Content: More than words and pretty pictures
As you can see from the mind map image at the top of this post, content is not just a “marketing thing” or a bunch of words and pretty pictures on a website. It’s much bigger, more complex, and much more important, especially today as more decision makers use mobile devices to get information in simple, bite-size chunks.
In fact, if you take a closer look, you will see that content is a strategic business initiative that spans the entire organization. It’s a critical component to the future success of any business. Take it seriously because right now, leaders in your industry are being defined by the quality and usefulness of their content, not just their products or services.
So how does a B2B company create a content-centric ecosystem? Here are three steps to help lay the foundation:
1. Develop a Content-Centric Culture
In a recent post on the 5 Insights About the Rise of Content, Lauren Goldstein (@LaurenOnDemand) makes two very important points that I want focus on specifically for companies that may be struggling with this beast called “Content”:
- Everyone in an organization needs to be content-centric.
- The new content strategist should be second in command.
First, everyone has to be on the same page. C-level managers must first mandate a corporate culture that can support a content-centric organization. It has to start from the top otherwise it will fail. Secondly, qualified content thinkers and creators must lead the charge.
Honestly, what good is a content strategy if you don’t have qualified people or a corporate culture to support it?
2. Climb the Two Content Mountains
For the B2B company seeking ways to create a content-centric ecosystem, Education and Resources will be the two biggest challenges. Why? Because most B2B companies are traditionally focused on R&D. Since many SMBs do not have internal marketing resources, there is a natural inherent lack of “content knowledge” and a lack of skilled “content creators”. No wonder content is almost always an “after-thought”, or in some cases, a “no-thought”. This is why B2B marketing is traditionally bland and boring.

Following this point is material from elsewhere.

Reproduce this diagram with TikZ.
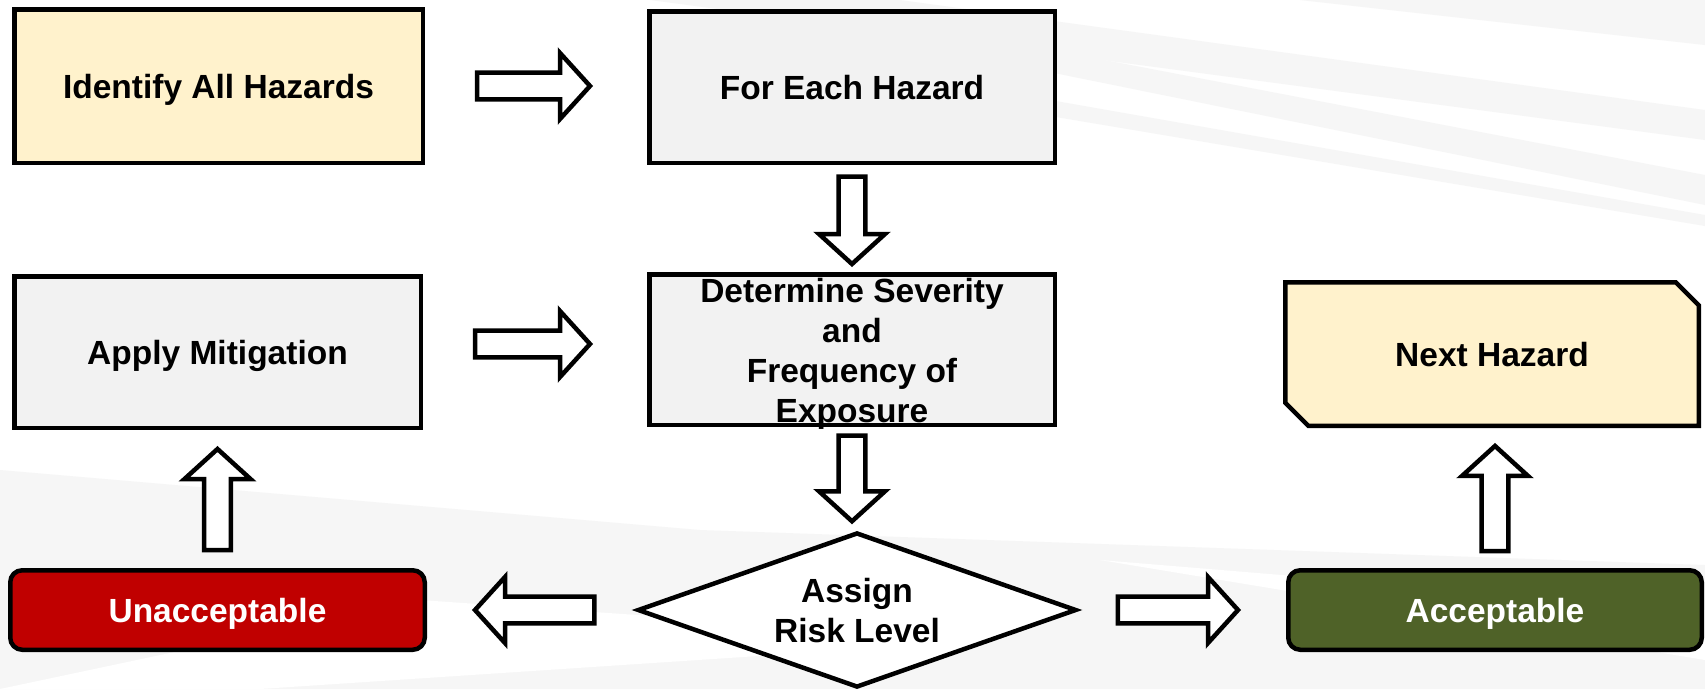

To be successful at generating useful content for your potential customers, you have to be committed to making your content work for them (not you!), so get educated and ramp up by integrating your company with skilled people that have the know-how your market demands.

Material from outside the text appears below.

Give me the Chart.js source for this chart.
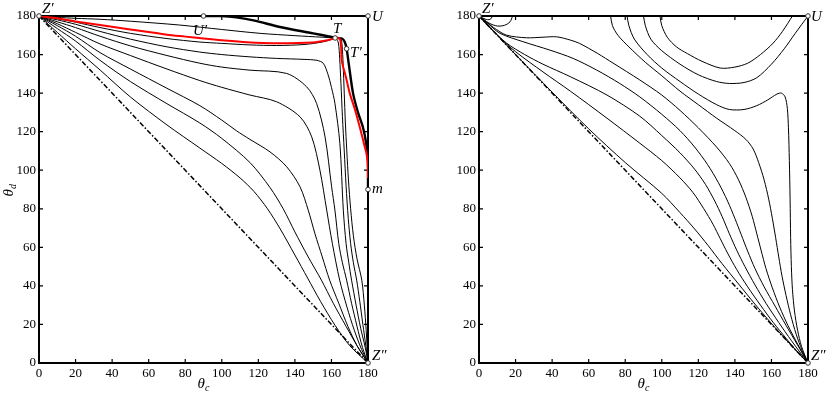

Start by creating your own mind map like the one above. Doing that will clarify what talent and knowledge you need.
3. Learn from Successful Companies
If you’re going to copy, copy what successful B2B companies do. SAP, Intel, and Cisco, have been advocating content-centric communication within their organizations for years. They have fostered a content culture where everyone is considered a voice of the company and therefore a potential publisher of content that supports that voice.
Take SAP, for example. Notice how every touch point in their buying process – from video, to social, to collateral – is fresh, consistent, connected, and unified. It all hums along like a fine tuned machine because SAP’s content experts put serious thought into planning how to best communicate SAP’s unique value. It’s what we marketing people call being “On-Brand”. Being On-Brand is good.
Think about it. SAP is a complex organization with complex products. They could have easily done what everyone else does: copying and pasting reams of technical mumbo-jumbo onto their website leaving it up to their visitors to figure out. But B2B companies like SAP are simplifying the complex by producing unconventionally engaging and useful content – content that simplifies the purchase journey and creates supply chain love.
It’s not rocket science. It just takes effort and commitment.
Good News & Bad News
First the bad news: There are no short-cuts. There is no secret sauce. B2B buyers are now being influenced by social, mobile, and video content to help them make procurement decisions. At some point, B2B firms will have to deal with their lack of knowledge and lack of resources in order to accommodate their audience’s content-centric mindset. It’s not going away, so change or be changed.
Now the good news: You don’t have to be a large enterprise like SAP with massive marketing budgets to create a successful content-centric ecosystem. It’s actually much easier to create it before you get that big. What’s important is that you start to develop it sooner than later because you will need it to compete in today’s content-centric business world. In fact, why not start now?